Narnian names
Let’s consider some of the names Lewis chose for his Narnian characters. Some of them, like Puzzle and Shift in The Last Battle, look obvious. Puzzle is often puzzled by the situations in which he finds himself and Shift is clearly shifty. He is “given to deceiving or misleading others; deceitful, dishonest; unreliable. Also: inclined to conceal feelings, intentions, or information; evasive,” to quote the Oxford English Dictionary.
But the OED has other definitions of shift:
A fraudulent or evasive trick, scheme, or method used to achieve a goal; a stratagem. Also: a deliberately false or misleading argument, statement, etc.; an evasion; a subterfuge; a piece of sophistry.
Change or substitution of one thing for another.

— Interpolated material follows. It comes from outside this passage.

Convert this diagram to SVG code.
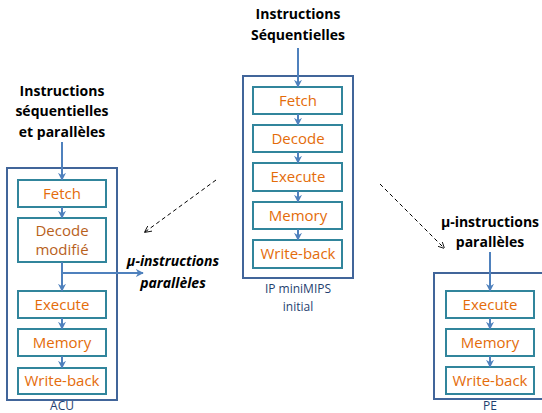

These senses of the word are almost completely forgotten, but, as so often in the Chronicles, the nuances of the name suggest far greater depth to the character than appears at first glance. Shift is shifty, but he also engages in fraudulent schemes, gives deliberately misleading statements, and changes one animal (Shift) for another (Aslan).
A similar example can be seen in The Magician’s Nephew, where we hear about Mrs Lefay. Why Lefay? Again, the OED comes to our aid. It provides various meanings for “fay,” including:
· fairy
· hostile, unfriendly; a deadly enemy; the Devil
· feeble, timid; sickly, weak
· disordered in mind like one about to die; possessing or displaying magical, fairylike, or unearthly qualities.
Here again, Lewis captures the many meanings of the word in his character. Mrs Lefay “was one of the last mortals in this country who had fairy blood in her,” according to the admittedly unreliable Uncle Andrew. She was also, like Uncle Andrew, clearly hostile and unfriendly but, at the same time, feeble and weak. The character, though only glanced at in the book, is far richer than an initial reading might suggest, and much of the depth is provided by the choice of name.
It is, therefore, something of a surprise to discover that some of the Narnian names could have been other than they are. This is especially true of the names of the books themselves. Here are some of the titles Lewis considered:
For Prince Caspian – Drawn into Narnia; A Horn in Narnia
For The Horse and His Boy – To Narnia and the North; The Horse and the Boy; The Desert Road to Narnia; Cor of Archenland; The Horse Stole the Boy; Over the Border; The Horse Bree
For The Silver Chair – Night under Narnia; The Wild Waste Lands; Gnomes under Narnia; News under Narnia
For The Last Battle – The Last Chronicle of Narnia
Clearly, book titles and character names are not the same thing. Authors have to hang onto their working titles much more lightly than they hang onto the names of their characters. Publishers - as I have discovered myself - have much stronger feelings about book titles than the names of characters in those books. (Two of my three novels have titles that changed shortly before publication.) And it is true that some of Lewis’s alternative titles might have worked: The Last Chronicle of Narnia and To Narnia and the North, for example (though I would definitely have drawn the line at Gnomes under Narnia!)
But character names are different. Shift needs to be Shift. Mrs Lefay, in a sense, has to be Mrs Lefay. And Aslan… well, I think I’ll discuss Aslan another time.